Marcus Cicero and his brother Quintus were at a villa at Tuscullum when news of the proscriptions reached them. The shock to Cicero must have been immense. From the East, the latest news of the Liberators was all good. In Syria, Cassius had defeated Dolabella, whose own bodyguard had decapitated him after his defeat. Cassius had taken the island of Rhodes by storm when it resisted him, and had done the same to cities in Syria, and in Judea, where “he reduced four cities into a state of slavery” after the Jewish authorities had refused to pay taxes he levied.¹ Cassius and Brutus now controlled the Roman East in the name of the Republic. Yet here, in Italy, the enemies of the Republic were running riot.
The first proscribed man to die was Salvius, tribune of the plebs. Although he had initially prevented the Senate from naming Antony an enemy of the state, Salvius had later sided with Cicero against Antony. Salvius was dining with friends when legionaries stormed in. As the horrified dinner guests were made to watch, a centurion grabbed Salvius’s hair, pulled him full-length across the dining table, and hacked off his head.
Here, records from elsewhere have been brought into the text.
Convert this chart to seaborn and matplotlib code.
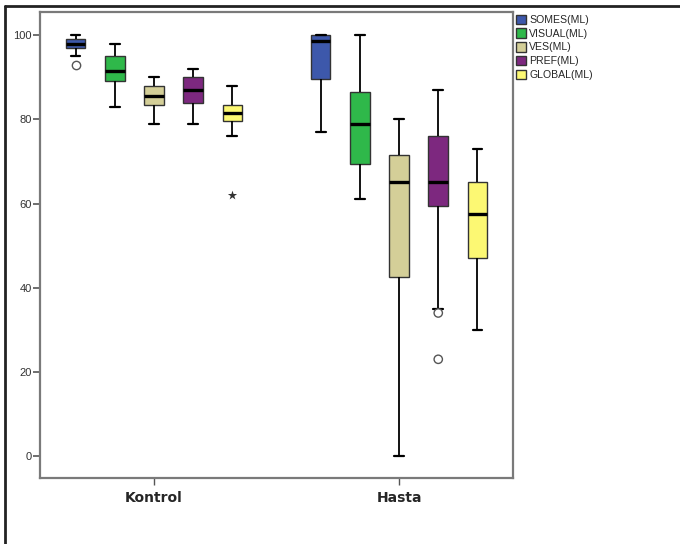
import pandas as pd
import numpy as np
import matplotlib
matplotlib.use("Agg")
import matplotlib.pyplot as plt
from matplotlib.lines import Line2D
import seaborn as sns

groups = ["Kontrol", "Hasta"]
tests = ["SOMES(ML)", "VISUAL(ML)", "VES(ML)", "PREF(ML)", "GLOBAL(ML)"]
colors = ["#3d58ab", "#2fb84a", "#d4cf98", "#7d287f", "#fcf873"]

# five-number summaries: whisker low, Q1, median, Q3, whisker high
kontrol_stats = [
    [95, 97, 98, 99, 100],
    [83, 89, 91.5, 95, 98],
    [79, 83.5, 85.5, 88, 90],
    [79, 84, 87, 90, 92],
    [76, 79.5, 81.5, 83.5, 88],
]
hasta_stats = [
    [77, 89.5, 98.5, 100, 100],
    [61, 69.5, 79, 86.5, 100],
    [0, 42.5, 65, 71.5, 80],
    [35, 59.5, 65, 76, 87],
    [30, 47, 57.5, 65, 73],
]

# outliers (circles) and extreme values (stars)
outlier_group = ["Kontrol", "Hasta", "Hasta"]
outlier_test = ["SOMES(ML)", "PREF(ML)", "PREF(ML)"]
outlier_value = [93, 34, 23]
extreme_group = ["Kontrol"]
extreme_test = ["GLOBAL(ML)"]
extreme_value = [62]

rows = []
for grp, stats in zip(groups, [kontrol_stats, hasta_stats]):
    for test, five in zip(tests, stats):
        for v in five:
            rows.append((grp, test, v))
df = pd.DataFrame(rows, columns=["group", "test", "value"])
out_df = pd.DataFrame({"group": outlier_group, "test": outlier_test, "value": outlier_value})
ext_df = pd.DataFrame({"group": extreme_group, "test": extreme_test, "value": extreme_value})

sns.set_style("white")
plt.rcParams["font.family"] = ["Liberation Sans", "DejaVu Sans"]

fig = plt.figure(figsize=(6.8, 5.44), dpi=100)
ax = fig.add_axes([40 / 680, 1 - 478 / 544, 473 / 680, 466 / 544])

sns.boxplot(data=df, x="group", y="value", hue="test", order=groups,
            hue_order=tests, palette=colors, saturation=1, width=0.8, gap=0.5,
            whis=(0, 100), showfliers=False, linecolor="#333333", linewidth=1,
            medianprops={"color": "black", "linewidth": 2.4},
            whiskerprops={"color": "black", "linewidth": 1.3},
            capprops={"color": "black", "linewidth": 1.6},
            ax=ax)

sns.stripplot(data=out_df, x="group", y="value", hue="test", order=groups,
              hue_order=tests, palette=["white"] * 5, dodge=True, jitter=False,
              size=6, linewidth=1, edgecolor="#555555", legend=False, ax=ax)
sns.stripplot(data=ext_df, x="group", y="value", hue="test", order=groups,
              hue_order=tests, palette=["#333333"] * 5, dodge=True, jitter=False,
              marker="*", size=7, linewidth=0, legend=False, ax=ax)

ax.set_xlim(-0.465, 1.465)
ax.set_ylim(-5.2, 105.5)
ax.set_yticks([0, 20, 40, 60, 80, 100])
ax.set_xlabel("")
ax.set_ylabel("")
for s in ax.spines.values():
    s.set_visible(True)
    s.set_color("#7a7a7a")
    s.set_linewidth(1.6)
ax.tick_params(axis="y", length=5, width=1.2, color="#555555", labelsize=8,
               labelcolor="#333333", pad=1, left=True)
ax.tick_params(axis="x", length=5, width=1, color="#555555", pad=4, bottom=True)
for lbl in ax.get_xticklabels():
    lbl.set_fontfamily("DejaVu Sans")
    lbl.set_fontweight("bold")
    lbl.set_fontsize(10)

sns.move_legend(ax, "upper left", bbox_to_anchor=(1.0, 1.0), frameon=False,
                title=None, fontsize=7.6, handlelength=1.0, handleheight=1.0,
                handletextpad=0.3, labelspacing=0.32, borderpad=0.15,
                borderaxespad=0.1)
for h in ax.get_legend().get_patches():
    h.set_edgecolor("#333333")

# outer frame of the picture
fig.add_artist(Line2D([5 / 680, 5 / 680], [0, 1 - 6 / 544], color="#222222", lw=2))
fig.add_artist(Line2D([5 / 680, 1], [1 - 6 / 544, 1 - 6 / 544], color="#222222", lw=2))

fig.savefig("out.png", dpi=100)
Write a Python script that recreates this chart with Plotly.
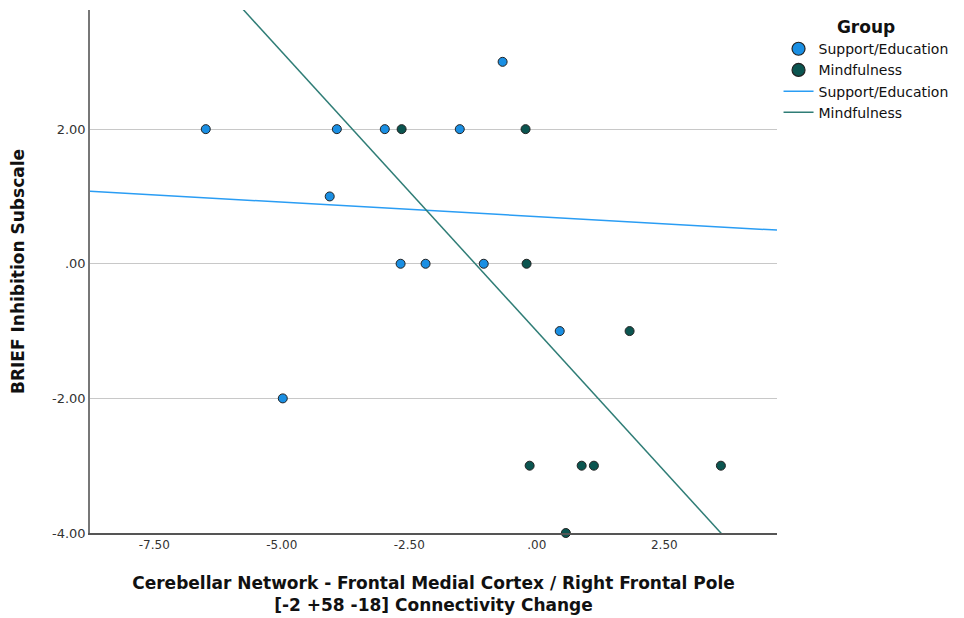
import numpy as np
import plotly.graph_objects as go

# Data
support_x = [-6.49, -3.92, -2.98, -1.51, -0.67, -4.06, -2.67, -2.18, -1.04, 0.45, -4.98]
support_y = [2, 2, 2, 2, 3, 1, 0, 0, 0, -1, -2]
mind_x = [-2.65, -0.22, -0.20, 1.82, -0.14, 0.88, 1.12, 3.61, 0.57]
mind_y = [2, 2, 0, -1, -3, -3, -3, -3, -4]

x_ticks = [-7.5, -5.0, -2.5, 0.0, 2.5]
x_tick_labels = ["-7.50", "-5.00", "-2.50", ".00", "2.50"]
y_ticks = [2, 0, -2, -4]
y_tick_labels = ["2.00", ".00", "-2.00", "-4.00"]

X_RANGE = [-8.76, 4.71]
Y_RANGE = [-4.0, 3.77]

BLUE = "#1A8FE3"
TEAL = "#0B5550"
BLUE_LINE = "#2A9DF4"
TEAL_LINE = "#2F7D76"


def fit_line(xs, ys):
    slope, intercept = np.polyfit(xs, ys, 1)
    lx = np.array(X_RANGE)
    return lx, slope * lx + intercept


fig = go.Figure()

fig.add_trace(go.Scatter(
    x=support_x, y=support_y, mode="markers", name="Support/Education",
    marker=dict(size=9, color=BLUE, line=dict(color="#222222", width=1)),
    cliponaxis=False, showlegend=False,
))
fig.add_trace(go.Scatter(
    x=mind_x, y=mind_y, mode="markers", name="Mindfulness",
    marker=dict(size=9, color=TEAL, line=dict(color="#222222", width=1)),
    cliponaxis=False, showlegend=False,
))

# legend entries with larger symbols
fig.add_trace(go.Scatter(
    x=[None], y=[None], mode="markers", name="Support/Education",
    marker=dict(size=13, color=BLUE, line=dict(color="#222222", width=1.2)),
))
fig.add_trace(go.Scatter(
    x=[None], y=[None], mode="markers", name="Mindfulness",
    marker=dict(size=13, color=TEAL, line=dict(color="#222222", width=1.2)),
))

lx, ly = fit_line(support_x, support_y)
fig.add_trace(go.Scatter(x=lx, y=ly, mode="lines", name="Support/Education",
                         line=dict(color=BLUE_LINE, width=1.5)))
lx, ly = fit_line(mind_x, mind_y)
fig.add_trace(go.Scatter(x=lx, y=ly, mode="lines", name="Mindfulness",
                         line=dict(color=TEAL_LINE, width=1.5)))

font_family = "DejaVu Sans, Liberation Sans, sans-serif"

fig.update_layout(
    width=956, height=610,
    margin=dict(l=82, r=187, t=2, b=85),
    paper_bgcolor="white", plot_bgcolor="white",
    font=dict(family=font_family, size=12, color="#333333"),
    showlegend=True,
    legend=dict(
        title=dict(text="<b>Group</b>", font=dict(size=17, color="#111111"), side="top center"),
        xref="container", yref="container",
        x=0.806, xanchor="left", y=0.995, yanchor="top",
        font=dict(size=14, color="#111111"),
        tracegroupgap=0, itemwidth=30, borderwidth=0,
    ),
    xaxis=dict(
        range=X_RANGE, showgrid=False, zeroline=False, automargin=False,
        tickvals=x_ticks, ticktext=x_tick_labels,
        showline=True, linecolor="#555555", linewidth=1.5,
        ticks="", tickfont=dict(size=12, color="#333333"),
        title=dict(text="<b>Cerebellar Network - Frontal Medial Cortex / Right Frontal Pole<br>[-2 +58 -18] Connectivity Change</b>",
                   font=dict(size=17, color="#111111"), standoff=26),
    ),
    yaxis=dict(
        range=Y_RANGE, showgrid=True, gridcolor="#C8C8C8", gridwidth=1,
        zeroline=False, automargin=False, tickvals=y_ticks, ticktext=y_tick_labels,
        showline=True, linecolor="#777777", linewidth=1.5,
        ticks="", tickfont=dict(size=13, color="#333333"),
        title=dict(text="<b>BRIEF Inhibition Subscale</b>",
                   font=dict(size=17, color="#111111"), standoff=26),
    ),
)

fig.write_html("out.html")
Cicero’s younger brother Quintus had served Caesar as a faithful but inept army commander during the Gallic War, but his blood connection with his elder brother was enough to now put a price on his head. Once they learned of the death list, the brothers immediately set off in their litters for Astura, on the coast, planning to acquire a boat and sail to Macedonia to join Brutus. Halfway there, Quintus decided to return home to secure his valuables. The pair embraced; then Marcus continued on while Quintus turned back. On reaching his home, one of Quintus’s servants informed on him. Caught by searching troops, Quintus was beheaded on the spot, together with his young son.
Marcus Cicero reached Astura and set sail, but when the boat put into shore because of bad weather he decided to return to Rome, telling himself that Octavian, whom he had supported so strongly, would save him. A dozen miles into this journey he changed his mind; from Macedonia, Brutus had repeatedly written to warn him not to trust Octavian, and now Cicero’s doubts prevailed. He returned to the coast and took a boat to Capitae. From there he set off down the coast in a litter, accompanied by a large band of retainers. But an execution squad led by a military tribune, Gaius Popillius Laenas, was in the vicinity, and, tipped off by a former slave of Cicero’s brother, the soldiers set off in pursuit of Cicero’s party.
The troops intercepted Cicero’s litter as it emerged from a shady walk near the sea. Cicero ordered his bearers to set his litter down. He recognized the tribune, having some years before successfully defended Laenas in court when he was accused of his father’s murder. The tribune may have hesitated, but a centurion named Herennius did not, pulling Cicero’s head toward the edge of the litter and raising his sword. “It took three blows and some sawing through” to sever the famous man’s head. Cicero’s hands also were chopped off—the hands that had written the Philippics in condemnation of Antony.² Eleven months earlier, Cicero had said, “If I am called on to lay down my life, I think I shall have accounted for myself not without glory.”³
“When Cicero was beheaded, the voice of the people was severed,” Velleius was to lament.⁴ The tribune Laenas conveyed Cicero’s head and hands to Antony, who displayed them on the Rostra at Rome for the world to see. Antony was so pleased with Cicero’s death that he multiplied the reward money received by Laenas ten times, to 250,000 sesterces. Only Brutus and Cassius, controlling the East, remained to carry the republican standard.